Wednesday, August 11, 2010

First thing

Waking up means entering the day in an almost dream-state. And the brain's ability to be otherwise is a bit fogged. How are we most helpfully mindful first thing in the morning? As always, it's dicey to carry over an habitual pattern without noticing what it is.

Hollow?

Hiking up the east flanks of Rough Butt Bald you come to a place where the red spruce have grown tall apparently at the expense of the old oak trees, many, very many of which have died and are dying. But they leave behind such beautiful wreckage.

This old hollowed out tree is still standing, at least 15 feet of it, though it leans against a red spruce which grew up robust and tall 10 feet away. There's a long gaping crack not big enough for a head but for a hand holding a camera to get through. I wouldn't have this picture otherwise.
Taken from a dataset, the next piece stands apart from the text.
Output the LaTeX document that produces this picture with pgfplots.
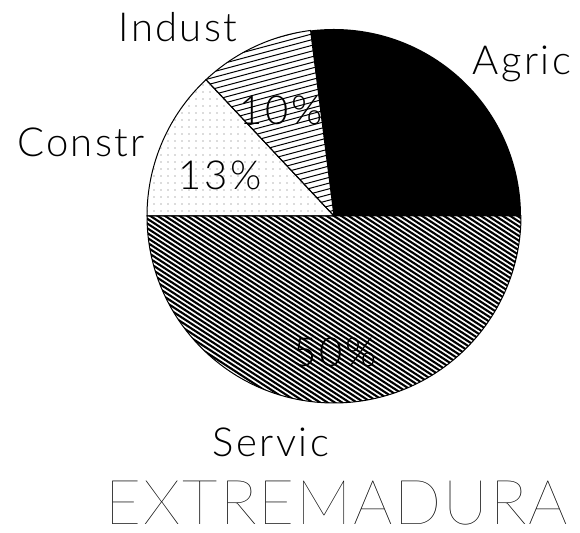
\documentclass[border=0pt]{standalone}
\usepackage{pgfplots}
\pgfplotsset{compat=1.18}
\usetikzlibrary{patterns.meta,calc}
\usepackage{fontspec}
\setmainfont{Lato}[UprightFont=* Light]
\newfontfamily\lbl{Lato}[UprightFont=* Light, LetterSpace=6]
\newfontfamily\ttl{Lato}[UprightFont=* Hairline, LetterSpace=3]
% shares (percent)
\def\pAgric{27}
\def\pIndust{10}
\def\pConstr{13}
\def\pServic{50}
\pgfmathsetmacro{\aA}{0}
\pgfmathsetmacro{\aB}{\aA+3.6*\pAgric}
\pgfmathsetmacro{\aC}{\aB+3.6*\pIndust}
\pgfmathsetmacro{\aD}{\aC+3.6*\pConstr}
\pgfmathsetmacro{\aE}{\aD+3.6*\pServic}
\def\R{93.5pt}
\def\slice#1#2{(0pt,0pt) -- (#1:\R) arc[start angle=#1, end angle=#2, radius=\R] -- cycle}
\begin{document}
\begin{tikzpicture}
\begin{axis}[hide axis, scale only axis, width=290pt, height=266.5pt,
  xmin=-334, xmax=246, ymin=-317, ymax=216, clip=false]
\pgfplotsextra{
\path (axis cs:-334,-317) rectangle (axis cs:246,216);
\begin{scope}[shift={(axis cs:0,0)}]
% Agric
\fill[black] \slice{\aA}{\aB};
% Indust
\begin{scope}
\clip \slice{\aB}{\aC};
\foreach \k in {-40,...,40}{
  \draw[line width=0.5pt] ($(105:{\k*2.75pt})+(15:-110pt)$) -- ($(105:{\k*2.75pt})+(15:110pt)$);
}
\end{scope}
\draw[line width=0.5pt] \slice{\aB}{\aC};
% Constr
\draw[line width=0.5pt, pattern={Dots[distance=3.5pt, radius=0.3pt]}, pattern color=black!60] \slice{\aC}{\aD};
% Servic
\begin{scope}
\clip \slice{\aD}{\aE};
\foreach \k in {-55,...,55}{
  \draw[line width=1.05pt] ($(57:{\k*2pt})+(-33:-110pt)$) -- ($(57:{\k*2pt})+(-33:110pt)$);
}
\end{scope}
\draw[line width=0.5pt] \slice{\aD}{\aE};
\end{scope}
}
% percentage labels
\node[font=\lbl\fontsize{20}{20}\selectfont, anchor=base, inner sep=0pt] at (axis cs:-53,91) {\pIndust\%};
\node[font=\lbl\fontsize{20}{20}\selectfont, anchor=base, inner sep=0pt] at (axis cs:-114,26) {\pConstr\%};
\node[font=\lbl\fontsize{20}{20}\selectfont, anchor=base, inner sep=0pt] at (axis cs:1,-151) {\pServic\%};
% category labels
\node[font=\lbl\fontsize{20}{20}\selectfont, anchor=base, inner sep=0pt] at (axis cs:-156,174) {Indust};
\node[font=\lbl\fontsize{20}{20}\selectfont, anchor=base, inner sep=0pt] at (axis cs:188,141) {Agric};
\node[font=\lbl\fontsize{20}{20}\selectfont, anchor=base, inner sep=0pt] at (axis cs:-253,59) {Constr};
\node[font=\lbl\fontsize{20}{20}\selectfont, anchor=base, inner sep=0pt] at (axis cs:-63,-241) {Servic};
\node[font=\ttl\fontsize{31}{31}\selectfont, anchor=base, inner sep=0pt] at (axis cs:3,-309) {EXTREMADURA};
\end{axis}
\end{tikzpicture}
\end{document}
When I try to figure out the age of things (this oak was surely over a hundred years old when it began to die--dying took years--slowly being hollowed out by bugs and birds took many more) and when the numbers begin to add up, I feel an accumulating respect. I want to say, God bless you, old fellow.

I'm glad my hand fit through the crack so I could see the lovely symmetry the years, the elements, the bugs and the fungi and the old oak itself have come to. It all reminded of a Leonard Cohen lyric--Ring the bells that still can ring. Forget your perfect offering. There's a crack in everything. That's how the light gets in.

Prayer Beads and a Spider’s Web

Back CameraI went out early this foggy morning to water the shade garden. Just the least bit of light was poking through the dogwood from the southwest and the most receptive thing it found to light up was this spider’s web. The spider stirred when I bent down to have a closer look, probably interrupting its spinning and weaving. Maybe that’s why there are a couple of holes in the web.

I realized that a person could count circles in webs instead of beads, and since this web is so near the ground we might naturally take a prayerful posture just getting close enough to get a good look.

I’d probably never finish counting because I usually get distracted  by a mix of wonder and wanting—wonder at the amazingness of creation and a felt need to run get somebody to come and marvel with me. I think most likely at the core of both those distractions is just a raw and poignant gratitude for simple beauty and our capacity to recognize it.

Tuesday, August 10, 2010

Mountain Monasteries

I've seen stunning pictures of monasteries in China suspended on mountainsides. Makes me want to go. But I probably won't. Yet that desire somehow travels with me through the mountains where I live, and pulls my attention toward things that are related. When I saw this mushroom cluster clinging to a tree on the Mountains to Sea Trail, a connection, a bridge appeared, and I knew it was possible to get there from here.

And for a few moments I was there. One part of me was simply delighted--to see something simple and beautiful, to have had enough sense to stop and be still (I was also rather pleased with myself for having an enlightened moment).

One part was just deeply grateful to be alive and to have eyes and mind and heart.